To put it another way: violence can and should be stopped by the government. In a free society, hate can't and shouldn't be. The boundaries between hate and prejudice and between prejudice and opinion and between opinion and truth are so complicated and blurred that any attempt to construct legal and political fire walls is a doomed and illiberal venture. We know by now that hate will never disappear from human consciousness; in fact, it is probably, at some level, definitive of it. We know after decades of education measures that hate is not caused merely by ignorance; and after decades of legislation, that it isn't caused entirely by law.

To be sure, we have made much progress. Anyone who argues that America is as inhospitable to minorities and to women today as it has been in the past has not read much history. And we should, of course, be vigilant that our most powerful institutions, most notably the government, do not actively or formally propagate hatred; and insure that the violent expression of hate is curtailed by the same rules that punish all violent expression.

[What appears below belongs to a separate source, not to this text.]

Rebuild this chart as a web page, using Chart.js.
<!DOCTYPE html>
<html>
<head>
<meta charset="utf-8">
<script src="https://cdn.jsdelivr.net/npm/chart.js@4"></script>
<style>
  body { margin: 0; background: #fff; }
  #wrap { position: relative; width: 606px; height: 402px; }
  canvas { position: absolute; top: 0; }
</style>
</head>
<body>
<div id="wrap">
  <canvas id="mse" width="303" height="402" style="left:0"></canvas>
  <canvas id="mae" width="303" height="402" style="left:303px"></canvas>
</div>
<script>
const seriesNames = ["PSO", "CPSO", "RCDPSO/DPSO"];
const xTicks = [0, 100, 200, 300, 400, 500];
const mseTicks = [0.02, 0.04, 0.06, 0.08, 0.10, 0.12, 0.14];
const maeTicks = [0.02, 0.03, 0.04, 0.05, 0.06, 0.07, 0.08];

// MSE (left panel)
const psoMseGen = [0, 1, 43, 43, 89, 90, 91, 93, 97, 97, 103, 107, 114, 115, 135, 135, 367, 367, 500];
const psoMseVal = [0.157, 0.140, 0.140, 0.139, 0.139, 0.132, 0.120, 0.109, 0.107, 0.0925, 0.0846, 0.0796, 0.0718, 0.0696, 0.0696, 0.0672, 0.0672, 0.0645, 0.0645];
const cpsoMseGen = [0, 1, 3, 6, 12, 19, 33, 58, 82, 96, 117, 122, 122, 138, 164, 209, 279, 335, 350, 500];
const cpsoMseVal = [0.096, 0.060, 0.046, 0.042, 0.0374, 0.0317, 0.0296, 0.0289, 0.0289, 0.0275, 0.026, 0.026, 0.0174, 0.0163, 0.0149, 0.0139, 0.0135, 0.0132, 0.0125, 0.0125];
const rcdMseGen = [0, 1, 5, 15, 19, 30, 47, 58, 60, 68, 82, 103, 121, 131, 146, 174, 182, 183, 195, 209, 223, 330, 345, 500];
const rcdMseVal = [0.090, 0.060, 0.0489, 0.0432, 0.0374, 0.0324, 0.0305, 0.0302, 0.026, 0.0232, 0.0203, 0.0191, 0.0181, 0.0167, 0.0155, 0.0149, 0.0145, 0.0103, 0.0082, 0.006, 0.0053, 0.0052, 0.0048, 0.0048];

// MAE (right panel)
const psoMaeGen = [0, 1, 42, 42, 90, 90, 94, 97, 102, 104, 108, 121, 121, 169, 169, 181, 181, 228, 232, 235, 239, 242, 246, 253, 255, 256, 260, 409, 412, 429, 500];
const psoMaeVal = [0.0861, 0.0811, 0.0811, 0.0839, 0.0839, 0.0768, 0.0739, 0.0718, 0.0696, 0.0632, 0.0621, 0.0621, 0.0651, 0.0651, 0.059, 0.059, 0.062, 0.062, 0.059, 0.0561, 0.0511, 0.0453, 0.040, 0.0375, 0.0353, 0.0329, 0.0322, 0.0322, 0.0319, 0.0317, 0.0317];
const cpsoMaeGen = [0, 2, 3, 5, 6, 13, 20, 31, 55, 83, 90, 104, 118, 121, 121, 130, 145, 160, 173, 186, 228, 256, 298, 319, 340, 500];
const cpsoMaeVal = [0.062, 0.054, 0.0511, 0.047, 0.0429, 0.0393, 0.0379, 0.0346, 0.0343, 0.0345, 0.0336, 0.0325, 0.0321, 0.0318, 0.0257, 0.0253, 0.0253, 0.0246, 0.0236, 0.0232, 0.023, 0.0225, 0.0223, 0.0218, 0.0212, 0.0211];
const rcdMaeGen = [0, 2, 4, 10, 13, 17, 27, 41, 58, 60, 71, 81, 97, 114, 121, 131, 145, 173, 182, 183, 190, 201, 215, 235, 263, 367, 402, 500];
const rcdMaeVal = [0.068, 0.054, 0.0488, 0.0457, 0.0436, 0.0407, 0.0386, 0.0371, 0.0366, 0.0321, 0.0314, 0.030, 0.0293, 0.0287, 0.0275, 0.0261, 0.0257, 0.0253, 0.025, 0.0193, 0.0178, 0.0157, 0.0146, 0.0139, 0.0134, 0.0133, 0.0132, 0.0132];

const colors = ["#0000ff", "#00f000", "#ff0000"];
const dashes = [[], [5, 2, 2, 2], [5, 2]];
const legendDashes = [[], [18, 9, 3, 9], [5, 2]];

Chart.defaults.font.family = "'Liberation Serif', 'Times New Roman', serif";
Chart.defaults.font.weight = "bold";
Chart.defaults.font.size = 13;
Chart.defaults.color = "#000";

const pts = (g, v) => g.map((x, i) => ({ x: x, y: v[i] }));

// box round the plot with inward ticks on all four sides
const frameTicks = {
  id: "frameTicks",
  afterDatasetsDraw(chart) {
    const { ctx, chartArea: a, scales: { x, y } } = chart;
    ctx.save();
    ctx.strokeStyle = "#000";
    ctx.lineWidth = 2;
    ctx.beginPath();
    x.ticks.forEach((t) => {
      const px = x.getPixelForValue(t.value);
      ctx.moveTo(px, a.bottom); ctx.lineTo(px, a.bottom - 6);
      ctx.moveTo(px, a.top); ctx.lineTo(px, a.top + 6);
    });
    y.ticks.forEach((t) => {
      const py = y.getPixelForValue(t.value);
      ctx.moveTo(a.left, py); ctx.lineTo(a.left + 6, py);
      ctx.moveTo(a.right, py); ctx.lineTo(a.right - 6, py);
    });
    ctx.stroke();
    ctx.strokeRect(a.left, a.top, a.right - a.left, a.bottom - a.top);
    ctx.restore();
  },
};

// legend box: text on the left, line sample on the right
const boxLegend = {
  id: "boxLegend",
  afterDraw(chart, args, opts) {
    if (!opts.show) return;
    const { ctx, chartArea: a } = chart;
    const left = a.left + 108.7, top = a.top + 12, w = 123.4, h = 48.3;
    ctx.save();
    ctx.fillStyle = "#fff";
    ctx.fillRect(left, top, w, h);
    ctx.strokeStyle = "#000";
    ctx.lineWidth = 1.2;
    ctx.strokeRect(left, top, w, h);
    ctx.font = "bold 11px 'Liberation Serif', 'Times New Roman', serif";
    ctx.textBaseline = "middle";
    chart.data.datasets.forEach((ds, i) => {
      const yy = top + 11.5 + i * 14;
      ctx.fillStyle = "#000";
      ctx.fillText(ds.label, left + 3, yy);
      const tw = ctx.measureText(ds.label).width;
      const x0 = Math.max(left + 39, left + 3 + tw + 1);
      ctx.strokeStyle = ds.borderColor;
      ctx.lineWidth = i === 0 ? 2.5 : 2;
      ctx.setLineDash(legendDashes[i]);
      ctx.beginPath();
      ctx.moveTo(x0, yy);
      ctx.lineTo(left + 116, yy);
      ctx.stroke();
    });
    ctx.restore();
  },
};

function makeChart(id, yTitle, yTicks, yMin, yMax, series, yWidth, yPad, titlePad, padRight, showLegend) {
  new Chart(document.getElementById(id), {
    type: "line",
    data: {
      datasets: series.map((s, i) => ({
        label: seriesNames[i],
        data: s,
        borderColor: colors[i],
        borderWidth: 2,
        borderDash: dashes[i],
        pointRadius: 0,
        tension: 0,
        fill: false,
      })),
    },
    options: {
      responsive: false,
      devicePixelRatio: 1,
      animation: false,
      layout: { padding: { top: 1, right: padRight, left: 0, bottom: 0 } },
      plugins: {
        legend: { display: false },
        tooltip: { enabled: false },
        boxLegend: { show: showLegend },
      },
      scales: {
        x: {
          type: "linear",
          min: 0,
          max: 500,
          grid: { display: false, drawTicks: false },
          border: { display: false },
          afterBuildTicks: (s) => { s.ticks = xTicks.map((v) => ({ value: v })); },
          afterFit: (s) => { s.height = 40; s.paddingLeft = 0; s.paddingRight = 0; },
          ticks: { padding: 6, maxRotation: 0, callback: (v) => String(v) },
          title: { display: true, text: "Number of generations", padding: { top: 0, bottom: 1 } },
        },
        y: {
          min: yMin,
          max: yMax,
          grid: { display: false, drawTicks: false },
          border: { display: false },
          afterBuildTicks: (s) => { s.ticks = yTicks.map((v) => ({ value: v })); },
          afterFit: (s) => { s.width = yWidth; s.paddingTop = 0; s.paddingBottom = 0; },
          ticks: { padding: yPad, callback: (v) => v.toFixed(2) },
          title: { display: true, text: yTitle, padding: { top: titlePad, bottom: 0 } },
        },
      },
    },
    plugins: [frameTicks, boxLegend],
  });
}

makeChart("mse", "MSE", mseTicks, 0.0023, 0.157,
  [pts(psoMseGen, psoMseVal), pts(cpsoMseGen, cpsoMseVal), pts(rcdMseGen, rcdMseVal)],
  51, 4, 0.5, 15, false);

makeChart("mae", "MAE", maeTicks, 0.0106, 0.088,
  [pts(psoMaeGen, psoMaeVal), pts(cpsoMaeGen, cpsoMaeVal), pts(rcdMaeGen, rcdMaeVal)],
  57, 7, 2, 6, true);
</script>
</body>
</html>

But after that, in an increasingly diverse culture, it is crazy to expect that hate, in all its variety, can be eradicated. A free country will always mean a hateful country. This may not be fair, or perfect, or admirable, but it is reality, and while we need not endorse it, we should not delude ourselves into thinking we can prevent it. That is surely the distinction between toleration and tolerance. Tolerance is the eradication of hate; toleration is co-existence despite it. We might do better as a culture and as a polity if we concentrated more on achieving the latter rather than the former. We would certainly be less frustrated.

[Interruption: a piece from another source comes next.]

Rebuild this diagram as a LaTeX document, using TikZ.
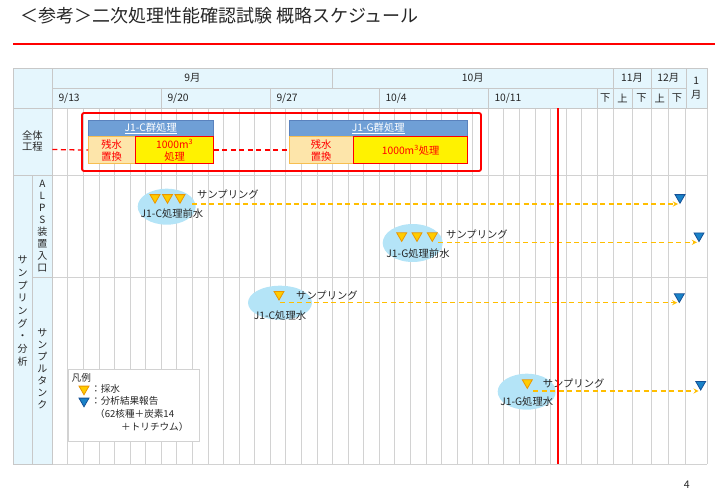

And by aiming lower, we might actually reach higher. In some ways, some expression of prejudice serves a useful social purpose. It lets off steam; it allows natural tensions to express themselves incrementally; it can siphon off conflict through words, rather than actions. Anyone who has lived in the ethnic shouting match that is New York City knows exactly what I mean. If New Yorkers disliked each other less, they wouldn't be able to get on so well. We may not all be able to pull off a Mencken — bigoted in words, egalitarian in action — but we might achieve a lesser form of virtue: a human acceptance of our need for differentiation, without a total capitulation to it.

Do we not owe something more to the victims of hate? Perhaps we do. But it is also true that there is nothing that government can do for the hated that the hated cannot better do for themselves. After all, most bigots are not foiled when they are punished specifically for their beliefs. In fact, many of the worst haters crave such attention and find vindication in such rebukes. Indeed, our media's obsession with "hate," our elevation of it above other social misdemeanors and crimes, may even play into the hands of the pathetic and the evil, may breathe air into the smoldering embers of their paranoid loathing. Sure, we can help create a climate in which such hate is disapproved of -- and we should. But there is a danger that if we go too far, if we punish it too much, if we try to abolish it altogether, we may merely increase its mystique, and entrench the very categories of human difference that we are trying to erase.

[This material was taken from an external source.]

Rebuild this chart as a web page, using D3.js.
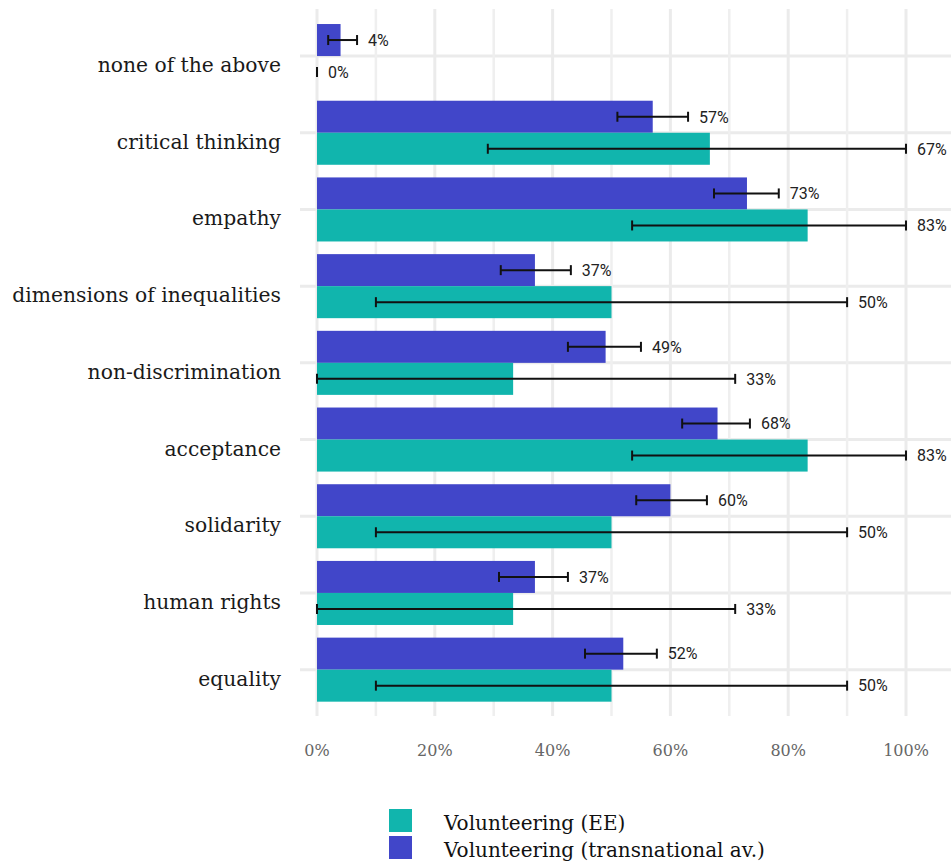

For hate is only foiled not when the haters are punished but when the hated are immune to the bigot's power. A hater cannot psychologically wound if a victim cannot psychologically be wounded. And that immunity to hurt can never be given; it can merely be achieved. The racial epithet only strikes at someone's core if he lets it, if he allows the bigot's definition of him to be the final description of his life and his person — if somewhere in his heart of hearts, he believes the hateful slur to be true. The only final answer to this form of racism, then, is not majority persecution of it, but minority indifference to it. The only permanent rebuke to homophobia is not the enforcement of tolerance, but gay equanimity in the face of prejudice. The only effective answer to sexism is not a morass of legal proscriptions, but the simple fact of female success. In this, as in so many other things, there is no solution to the problem. There is only a transcendence of it. For all our rhetoric, hate will never be destroyed. Hate, as our predecessors knew better, can merely be overcome.